# Stated goal:
Look for the word "code" in each line and report the count of matching lines, with nothing added.

====================

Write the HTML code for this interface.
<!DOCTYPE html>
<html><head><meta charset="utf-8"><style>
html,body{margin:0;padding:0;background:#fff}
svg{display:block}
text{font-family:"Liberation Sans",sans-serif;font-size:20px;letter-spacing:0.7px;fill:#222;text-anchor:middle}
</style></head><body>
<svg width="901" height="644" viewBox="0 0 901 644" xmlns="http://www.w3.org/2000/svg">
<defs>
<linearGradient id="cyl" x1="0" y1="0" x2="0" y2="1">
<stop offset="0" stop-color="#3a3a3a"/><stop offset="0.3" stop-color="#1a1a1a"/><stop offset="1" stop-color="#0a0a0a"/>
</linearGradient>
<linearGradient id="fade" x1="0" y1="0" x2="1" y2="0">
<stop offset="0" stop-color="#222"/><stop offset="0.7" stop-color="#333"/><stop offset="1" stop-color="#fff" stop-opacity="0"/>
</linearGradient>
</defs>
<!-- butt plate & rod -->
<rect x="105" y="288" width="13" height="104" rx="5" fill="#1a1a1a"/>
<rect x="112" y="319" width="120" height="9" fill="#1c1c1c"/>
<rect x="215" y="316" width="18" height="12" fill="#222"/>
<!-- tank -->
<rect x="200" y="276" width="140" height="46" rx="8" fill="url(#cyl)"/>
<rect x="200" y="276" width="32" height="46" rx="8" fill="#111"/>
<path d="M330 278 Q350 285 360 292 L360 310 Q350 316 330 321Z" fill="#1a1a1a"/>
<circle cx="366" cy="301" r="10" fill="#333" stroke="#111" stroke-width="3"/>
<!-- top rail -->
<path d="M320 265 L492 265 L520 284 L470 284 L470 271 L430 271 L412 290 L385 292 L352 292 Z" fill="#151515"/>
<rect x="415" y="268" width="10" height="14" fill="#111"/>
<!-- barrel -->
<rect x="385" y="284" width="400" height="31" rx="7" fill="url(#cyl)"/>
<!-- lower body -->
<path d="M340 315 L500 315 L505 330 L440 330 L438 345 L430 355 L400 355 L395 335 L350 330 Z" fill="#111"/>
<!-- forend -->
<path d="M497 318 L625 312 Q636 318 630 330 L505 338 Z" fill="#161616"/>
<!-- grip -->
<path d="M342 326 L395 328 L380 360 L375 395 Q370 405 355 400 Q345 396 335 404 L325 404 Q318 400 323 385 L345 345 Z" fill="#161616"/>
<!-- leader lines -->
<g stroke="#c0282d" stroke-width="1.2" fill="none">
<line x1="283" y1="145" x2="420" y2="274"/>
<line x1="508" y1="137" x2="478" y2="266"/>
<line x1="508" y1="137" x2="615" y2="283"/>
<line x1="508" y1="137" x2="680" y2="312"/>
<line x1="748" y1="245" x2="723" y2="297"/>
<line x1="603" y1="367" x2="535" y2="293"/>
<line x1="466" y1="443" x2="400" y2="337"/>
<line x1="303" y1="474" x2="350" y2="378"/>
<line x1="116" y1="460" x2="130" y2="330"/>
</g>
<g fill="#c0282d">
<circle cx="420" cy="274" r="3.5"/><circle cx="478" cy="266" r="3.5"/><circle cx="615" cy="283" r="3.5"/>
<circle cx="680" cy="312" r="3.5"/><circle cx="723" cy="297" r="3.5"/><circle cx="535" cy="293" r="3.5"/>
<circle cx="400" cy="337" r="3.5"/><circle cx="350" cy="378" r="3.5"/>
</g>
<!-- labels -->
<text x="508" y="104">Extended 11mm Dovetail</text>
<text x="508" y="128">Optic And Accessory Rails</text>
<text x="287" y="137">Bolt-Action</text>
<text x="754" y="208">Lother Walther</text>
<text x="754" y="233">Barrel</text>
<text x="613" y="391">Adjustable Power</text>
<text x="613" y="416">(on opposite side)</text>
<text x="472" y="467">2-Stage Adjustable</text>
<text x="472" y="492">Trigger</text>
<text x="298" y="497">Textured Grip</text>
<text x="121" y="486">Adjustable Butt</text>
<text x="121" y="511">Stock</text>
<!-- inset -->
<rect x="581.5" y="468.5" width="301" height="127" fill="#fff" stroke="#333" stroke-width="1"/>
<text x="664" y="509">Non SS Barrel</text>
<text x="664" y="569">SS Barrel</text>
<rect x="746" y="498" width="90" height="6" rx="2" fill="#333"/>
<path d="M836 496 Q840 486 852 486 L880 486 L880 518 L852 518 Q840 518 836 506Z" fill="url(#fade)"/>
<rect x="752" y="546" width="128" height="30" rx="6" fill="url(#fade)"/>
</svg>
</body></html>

====================

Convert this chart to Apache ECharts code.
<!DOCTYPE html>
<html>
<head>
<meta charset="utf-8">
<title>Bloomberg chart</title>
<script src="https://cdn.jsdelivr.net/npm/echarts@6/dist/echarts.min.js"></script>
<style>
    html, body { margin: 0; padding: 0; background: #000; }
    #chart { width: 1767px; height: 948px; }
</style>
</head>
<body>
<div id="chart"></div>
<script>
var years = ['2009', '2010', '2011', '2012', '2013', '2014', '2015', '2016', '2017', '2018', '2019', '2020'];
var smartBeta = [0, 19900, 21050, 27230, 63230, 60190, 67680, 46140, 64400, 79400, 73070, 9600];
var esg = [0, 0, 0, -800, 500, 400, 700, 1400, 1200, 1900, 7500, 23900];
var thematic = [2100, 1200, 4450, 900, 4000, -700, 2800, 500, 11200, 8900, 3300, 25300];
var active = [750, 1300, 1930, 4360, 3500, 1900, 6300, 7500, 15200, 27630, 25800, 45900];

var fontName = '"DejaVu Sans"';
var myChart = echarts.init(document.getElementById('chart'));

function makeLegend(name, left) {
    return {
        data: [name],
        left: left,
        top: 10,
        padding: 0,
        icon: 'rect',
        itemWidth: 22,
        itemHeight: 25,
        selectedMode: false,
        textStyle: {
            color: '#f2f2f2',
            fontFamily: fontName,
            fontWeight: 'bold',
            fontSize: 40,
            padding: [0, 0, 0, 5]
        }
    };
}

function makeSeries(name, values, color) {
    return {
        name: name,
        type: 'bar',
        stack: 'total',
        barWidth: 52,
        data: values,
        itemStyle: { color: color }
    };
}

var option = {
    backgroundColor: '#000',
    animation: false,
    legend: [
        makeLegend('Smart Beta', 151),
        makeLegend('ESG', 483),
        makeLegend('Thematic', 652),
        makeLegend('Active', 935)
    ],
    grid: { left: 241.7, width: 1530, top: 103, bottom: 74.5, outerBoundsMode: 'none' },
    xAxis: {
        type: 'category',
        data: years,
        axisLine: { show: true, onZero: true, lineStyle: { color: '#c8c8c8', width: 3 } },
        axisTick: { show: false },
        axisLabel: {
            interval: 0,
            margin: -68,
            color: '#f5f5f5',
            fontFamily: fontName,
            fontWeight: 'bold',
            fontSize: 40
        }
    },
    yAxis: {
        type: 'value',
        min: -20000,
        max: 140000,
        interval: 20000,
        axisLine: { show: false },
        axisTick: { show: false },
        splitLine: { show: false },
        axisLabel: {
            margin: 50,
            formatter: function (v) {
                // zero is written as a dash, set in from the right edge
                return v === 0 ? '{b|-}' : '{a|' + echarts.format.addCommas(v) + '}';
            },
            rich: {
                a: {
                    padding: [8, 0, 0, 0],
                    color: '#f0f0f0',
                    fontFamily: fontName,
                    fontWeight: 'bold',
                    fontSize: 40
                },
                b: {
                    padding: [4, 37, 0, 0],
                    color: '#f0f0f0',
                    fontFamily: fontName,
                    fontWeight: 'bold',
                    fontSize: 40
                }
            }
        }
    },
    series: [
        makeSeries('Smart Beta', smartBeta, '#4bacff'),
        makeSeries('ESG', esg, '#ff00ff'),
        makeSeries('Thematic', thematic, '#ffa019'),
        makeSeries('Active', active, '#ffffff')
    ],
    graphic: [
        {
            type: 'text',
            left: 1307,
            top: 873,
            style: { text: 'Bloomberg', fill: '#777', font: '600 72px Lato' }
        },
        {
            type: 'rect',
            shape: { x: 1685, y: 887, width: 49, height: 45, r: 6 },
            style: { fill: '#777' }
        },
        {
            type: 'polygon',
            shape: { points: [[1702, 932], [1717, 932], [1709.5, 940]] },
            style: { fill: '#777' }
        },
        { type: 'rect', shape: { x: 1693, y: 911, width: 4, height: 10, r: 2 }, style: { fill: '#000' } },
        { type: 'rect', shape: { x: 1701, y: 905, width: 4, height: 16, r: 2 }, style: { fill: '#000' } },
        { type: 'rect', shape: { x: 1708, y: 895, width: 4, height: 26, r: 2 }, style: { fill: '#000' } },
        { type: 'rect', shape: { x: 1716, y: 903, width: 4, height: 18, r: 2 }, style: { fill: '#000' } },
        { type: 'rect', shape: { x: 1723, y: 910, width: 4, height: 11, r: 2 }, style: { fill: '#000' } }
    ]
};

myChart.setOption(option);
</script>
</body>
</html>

====================

# Solution for this exercise:
2